(Problem requirements)
Without the pictures, write out all the lines below exactly as they appear.

(Source excerpt)
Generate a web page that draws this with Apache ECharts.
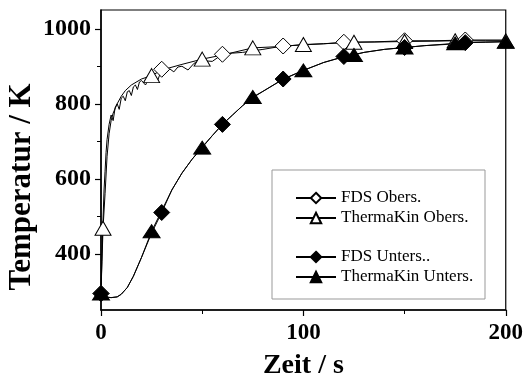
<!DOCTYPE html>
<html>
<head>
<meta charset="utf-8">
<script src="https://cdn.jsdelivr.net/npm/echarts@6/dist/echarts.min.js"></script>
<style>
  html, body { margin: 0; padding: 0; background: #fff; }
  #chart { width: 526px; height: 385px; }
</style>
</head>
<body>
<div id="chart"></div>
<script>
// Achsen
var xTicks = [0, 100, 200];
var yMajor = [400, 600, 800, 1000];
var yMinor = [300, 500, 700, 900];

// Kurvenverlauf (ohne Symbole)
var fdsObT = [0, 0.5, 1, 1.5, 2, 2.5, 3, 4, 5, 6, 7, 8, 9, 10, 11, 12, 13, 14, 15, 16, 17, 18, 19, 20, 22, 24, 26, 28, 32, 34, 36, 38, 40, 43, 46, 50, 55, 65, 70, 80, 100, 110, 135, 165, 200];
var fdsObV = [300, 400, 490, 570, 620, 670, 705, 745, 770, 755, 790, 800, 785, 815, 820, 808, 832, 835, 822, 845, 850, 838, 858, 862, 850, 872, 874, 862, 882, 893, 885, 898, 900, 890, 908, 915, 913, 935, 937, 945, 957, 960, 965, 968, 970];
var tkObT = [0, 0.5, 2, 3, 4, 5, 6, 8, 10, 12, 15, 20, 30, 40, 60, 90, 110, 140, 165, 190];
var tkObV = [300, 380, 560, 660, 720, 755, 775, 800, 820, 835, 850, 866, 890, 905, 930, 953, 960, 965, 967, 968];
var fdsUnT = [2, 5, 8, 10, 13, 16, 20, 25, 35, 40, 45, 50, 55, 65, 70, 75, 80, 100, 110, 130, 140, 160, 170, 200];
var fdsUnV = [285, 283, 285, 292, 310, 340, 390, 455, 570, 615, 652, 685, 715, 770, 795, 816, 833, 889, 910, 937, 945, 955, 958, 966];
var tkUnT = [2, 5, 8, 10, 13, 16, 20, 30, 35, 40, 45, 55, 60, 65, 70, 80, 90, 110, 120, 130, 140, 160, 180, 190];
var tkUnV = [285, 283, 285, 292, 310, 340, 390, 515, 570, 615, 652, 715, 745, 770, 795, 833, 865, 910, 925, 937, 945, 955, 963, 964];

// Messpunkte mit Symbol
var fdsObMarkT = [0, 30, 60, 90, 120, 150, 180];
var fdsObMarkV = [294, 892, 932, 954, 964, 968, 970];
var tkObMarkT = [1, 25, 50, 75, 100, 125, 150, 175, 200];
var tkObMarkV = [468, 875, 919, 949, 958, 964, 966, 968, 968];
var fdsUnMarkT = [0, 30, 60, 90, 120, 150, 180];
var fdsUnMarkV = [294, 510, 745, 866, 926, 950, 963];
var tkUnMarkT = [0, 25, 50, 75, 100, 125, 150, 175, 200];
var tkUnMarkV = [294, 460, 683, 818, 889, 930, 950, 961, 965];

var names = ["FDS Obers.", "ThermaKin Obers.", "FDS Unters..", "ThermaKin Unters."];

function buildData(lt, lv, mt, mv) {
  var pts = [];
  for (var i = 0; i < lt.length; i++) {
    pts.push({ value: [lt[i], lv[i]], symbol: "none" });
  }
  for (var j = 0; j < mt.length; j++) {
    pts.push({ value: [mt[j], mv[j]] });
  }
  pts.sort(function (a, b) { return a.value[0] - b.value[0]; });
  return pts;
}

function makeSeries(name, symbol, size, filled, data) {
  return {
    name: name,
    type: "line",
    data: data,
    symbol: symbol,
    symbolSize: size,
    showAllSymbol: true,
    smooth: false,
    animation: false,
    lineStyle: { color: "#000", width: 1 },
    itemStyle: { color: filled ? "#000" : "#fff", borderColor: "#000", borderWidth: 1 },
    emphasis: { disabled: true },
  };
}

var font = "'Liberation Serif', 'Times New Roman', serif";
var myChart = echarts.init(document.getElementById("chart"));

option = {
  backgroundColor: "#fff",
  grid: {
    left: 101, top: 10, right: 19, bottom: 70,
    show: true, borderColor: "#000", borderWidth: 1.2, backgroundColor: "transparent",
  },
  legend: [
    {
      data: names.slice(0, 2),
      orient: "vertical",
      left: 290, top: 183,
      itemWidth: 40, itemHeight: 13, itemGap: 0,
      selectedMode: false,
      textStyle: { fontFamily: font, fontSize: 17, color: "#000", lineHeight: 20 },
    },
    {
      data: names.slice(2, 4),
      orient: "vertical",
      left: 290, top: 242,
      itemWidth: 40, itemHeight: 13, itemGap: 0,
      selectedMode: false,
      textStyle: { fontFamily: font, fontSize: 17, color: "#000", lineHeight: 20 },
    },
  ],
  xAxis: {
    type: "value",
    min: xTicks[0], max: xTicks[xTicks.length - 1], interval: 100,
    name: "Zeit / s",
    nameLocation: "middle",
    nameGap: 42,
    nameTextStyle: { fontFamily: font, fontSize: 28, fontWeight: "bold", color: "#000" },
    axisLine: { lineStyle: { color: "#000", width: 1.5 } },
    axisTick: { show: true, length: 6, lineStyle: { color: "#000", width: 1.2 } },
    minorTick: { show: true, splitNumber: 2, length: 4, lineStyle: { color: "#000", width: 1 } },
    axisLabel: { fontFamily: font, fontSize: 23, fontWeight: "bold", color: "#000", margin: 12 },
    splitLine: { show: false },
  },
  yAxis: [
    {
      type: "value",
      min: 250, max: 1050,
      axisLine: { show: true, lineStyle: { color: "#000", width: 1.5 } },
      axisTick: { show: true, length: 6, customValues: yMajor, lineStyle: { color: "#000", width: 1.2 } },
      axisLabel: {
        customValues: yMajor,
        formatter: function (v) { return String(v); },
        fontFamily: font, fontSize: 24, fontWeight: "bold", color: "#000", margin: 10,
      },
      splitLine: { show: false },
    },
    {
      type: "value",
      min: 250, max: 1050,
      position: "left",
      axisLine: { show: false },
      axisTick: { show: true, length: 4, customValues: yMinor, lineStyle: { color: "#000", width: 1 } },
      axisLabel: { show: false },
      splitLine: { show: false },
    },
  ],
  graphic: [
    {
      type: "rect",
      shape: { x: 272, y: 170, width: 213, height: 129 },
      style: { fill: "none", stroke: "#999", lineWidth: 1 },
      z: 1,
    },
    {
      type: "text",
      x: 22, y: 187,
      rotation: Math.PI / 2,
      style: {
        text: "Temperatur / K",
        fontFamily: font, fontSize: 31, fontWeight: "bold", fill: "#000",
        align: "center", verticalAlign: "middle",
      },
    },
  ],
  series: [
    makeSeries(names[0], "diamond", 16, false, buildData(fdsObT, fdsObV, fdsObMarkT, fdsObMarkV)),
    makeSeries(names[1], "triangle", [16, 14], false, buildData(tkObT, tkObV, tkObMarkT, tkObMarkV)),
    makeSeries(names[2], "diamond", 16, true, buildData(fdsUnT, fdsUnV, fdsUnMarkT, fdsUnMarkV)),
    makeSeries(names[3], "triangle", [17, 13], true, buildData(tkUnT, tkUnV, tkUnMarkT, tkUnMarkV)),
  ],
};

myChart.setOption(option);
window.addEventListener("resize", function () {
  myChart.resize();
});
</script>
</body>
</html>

(Response to this task)
Generate a web page that draws this with Apache ECharts.
<!DOCTYPE html>
<html>
<head>
<meta charset="utf-8">
<script src="https://cdn.jsdelivr.net/npm/echarts@6/dist/echarts.min.js"></script>
<style>
  html, body { margin: 0; padding: 0; background: #fff; }
  #chart { width: 526px; height: 385px; }
</style>
</head>
<body>
<div id="chart"></div>
<script>
// Achsen
var xTicks = [0, 100, 200];
var yMajor = [400, 600, 800, 1000];
var yMinor = [300, 500, 700, 900];

// Kurvenverlauf (ohne Symbole)
var fdsObT = [0, 0.5, 1, 1.5, 2, 2.5, 3, 4, 5, 6, 7, 8, 9, 10, 11, 12, 13, 14, 15, 16, 17, 18, 19, 20, 22, 24, 26, 28, 32, 34, 36, 38, 40, 43, 46, 50, 55, 65, 70, 80, 100, 110, 135, 165, 200];
var fdsObV = [300, 400, 490, 570, 620, 670, 705, 745, 770, 755, 790, 800, 785, 815, 820, 808, 832, 835, 822, 845, 850, 838, 858, 862, 850, 872, 874, 862, 882, 893, 885, 898, 900, 890, 908, 915, 913, 935, 937, 945, 957, 960, 965, 968, 970];
var tkObT = [0, 0.5, 2, 3, 4, 5, 6, 8, 10, 12, 15, 20, 30, 40, 60, 90, 110, 140, 165, 190];
var tkObV = [300, 380, 560, 660, 720, 755, 775, 800, 820, 835, 850, 866, 890, 905, 930, 953, 960, 965, 967, 968];
var fdsUnT = [2, 5, 8, 10, 13, 16, 20, 25, 35, 40, 45, 50, 55, 65, 70, 75, 80, 100, 110, 130, 140, 160, 170, 200];
var fdsUnV = [285, 283, 285, 292, 310, 340, 390, 455, 570, 615, 652, 685, 715, 770, 795, 816, 833, 889, 910, 937, 945, 955, 958, 966];
var tkUnT = [2, 5, 8, 10, 13, 16, 20, 30, 35, 40, 45, 55, 60, 65, 70, 80, 90, 110, 120, 130, 140, 160, 180, 190];
var tkUnV = [285, 283, 285, 292, 310, 340, 390, 515, 570, 615, 652, 715, 745, 770, 795, 833, 865, 910, 925, 937, 945, 955, 963, 964];

// Messpunkte mit Symbol
var fdsObMarkT = [0, 30, 60, 90, 120, 150, 180];
var fdsObMarkV = [294, 892, 932, 954, 964, 968, 970];
var tkObMarkT = [1, 25, 50, 75, 100, 125, 150, 175, 200];
var tkObMarkV = [468, 875, 919, 949, 958, 964, 966, 968, 968];
var fdsUnMarkT = [0, 30, 60, 90, 120, 150, 180];
var fdsUnMarkV = [294, 510, 745, 866, 926, 950, 963];
var tkUnMarkT = [0, 25, 50, 75, 100, 125, 150, 175, 200];
var tkUnMarkV = [294, 460, 683, 818, 889, 930, 950, 961, 965];

var names = ["FDS Obers.", "ThermaKin Obers.", "FDS Unters..", "ThermaKin Unters."];

function buildData(lt, lv, mt, mv) {
  var pts = [];
  for (var i = 0; i < lt.length; i++) {
    pts.push({ value: [lt[i], lv[i]], symbol: "none" });
  }
  for (var j = 0; j < mt.length; j++) {
    pts.push({ value: [mt[j], mv[j]] });
  }
  pts.sort(function (a, b) { return a.value[0] - b.value[0]; });
  return pts;
}

function makeSeries(name, symbol, size, filled, data) {
  return {
    name: name,
    type: "line",
    data: data,
    symbol: symbol,
    symbolSize: size,
    showAllSymbol: true,
    smooth: false,
    animation: false,
    lineStyle: { color: "#000", width: 1 },
    itemStyle: { color: filled ? "#000" : "#fff", borderColor: "#000", borderWidth: 1 },
    emphasis: { disabled: true },
  };
}

var font = "'Liberation Serif', 'Times New Roman', serif";
var myChart = echarts.init(document.getElementById("chart"));

option = {
  backgroundColor: "#fff",
  grid: {
    left: 101, top: 10, right: 19, bottom: 70,
    show: true, borderColor: "#000", borderWidth: 1.2, backgroundColor: "transparent",
  },
  legend: [
    {
      data: names.slice(0, 2),
      orient: "vertical",
      left: 290, top: 183,
      itemWidth: 40, itemHeight: 13, itemGap: 0,
      selectedMode: false,
      textStyle: { fontFamily: font, fontSize: 17, color: "#000", lineHeight: 20 },
    },
    {
      data: names.slice(2, 4),
      orient: "vertical",
      left: 290, top: 242,
      itemWidth: 40, itemHeight: 13, itemGap: 0,
      selectedMode: false,
      textStyle: { fontFamily: font, fontSize: 17, color: "#000", lineHeight: 20 },
    },
  ],
  xAxis: {
    type: "value",
    min: xTicks[0], max: xTicks[xTicks.length - 1], interval: 100,
    name: "Zeit / s",
    nameLocation: "middle",
    nameGap: 42,
    nameTextStyle: { fontFamily: font, fontSize: 28, fontWeight: "bold", color: "#000" },
    axisLine: { lineStyle: { color: "#000", width: 1.5 } },
    axisTick: { show: true, length: 6, lineStyle: { color: "#000", width: 1.2 } },
    minorTick: { show: true, splitNumber: 2, length: 4, lineStyle: { color: "#000", width: 1 } },
    axisLabel: { fontFamily: font, fontSize: 23, fontWeight: "bold", color: "#000", margin: 12 },
    splitLine: { show: false },
  },
  yAxis: [
    {
      type: "value",
      min: 250, max: 1050,
      axisLine: { show: true, lineStyle: { color: "#000", width: 1.5 } },
      axisTick: { show: true, length: 6, customValues: yMajor, lineStyle: { color: "#000", width: 1.2 } },
      axisLabel: {
        customValues: yMajor,
        formatter: function (v) { return String(v); },
        fontFamily: font, fontSize: 24, fontWeight: "bold", color: "#000", margin: 10,
      },
      splitLine: { show: false },
    },
    {
      type: "value",
      min: 250, max: 1050,
      position: "left",
      axisLine: { show: false },
      axisTick: { show: true, length: 4, customValues: yMinor, lineStyle: { color: "#000", width: 1 } },
      axisLabel: { show: false },
      splitLine: { show: false },
    },
  ],
  graphic: [
    {
      type: "rect",
      shape: { x: 272, y: 170, width: 213, height: 129 },
      style: { fill: "none", stroke: "#999", lineWidth: 1 },
      z: 1,
    },
    {
      type: "text",
      x: 22, y: 187,
      rotation: Math.PI / 2,
      style: {
        text: "Temperatur / K",
        fontFamily: font, fontSize: 31, fontWeight: "bold", fill: "#000",
        align: "center", verticalAlign: "middle",
      },
    },
  ],
  series: [
    makeSeries(names[0], "diamond", 16, false, buildData(fdsObT, fdsObV, fdsObMarkT, fdsObMarkV)),
    makeSeries(names[1], "triangle", [16, 14], false, buildData(tkObT, tkObV, tkObMarkT, tkObMarkV)),
    makeSeries(names[2], "diamond", 16, true, buildData(fdsUnT, fdsUnV, fdsUnMarkT, fdsUnMarkV)),
    makeSeries(names[3], "triangle", [17, 13], true, buildData(tkUnT, tkUnV, tkUnMarkT, tkUnMarkV)),
  ],
};

myChart.setOption(option);
window.addEventListener("resize", function () {
  myChart.resize();
});
</script>
</body>
</html>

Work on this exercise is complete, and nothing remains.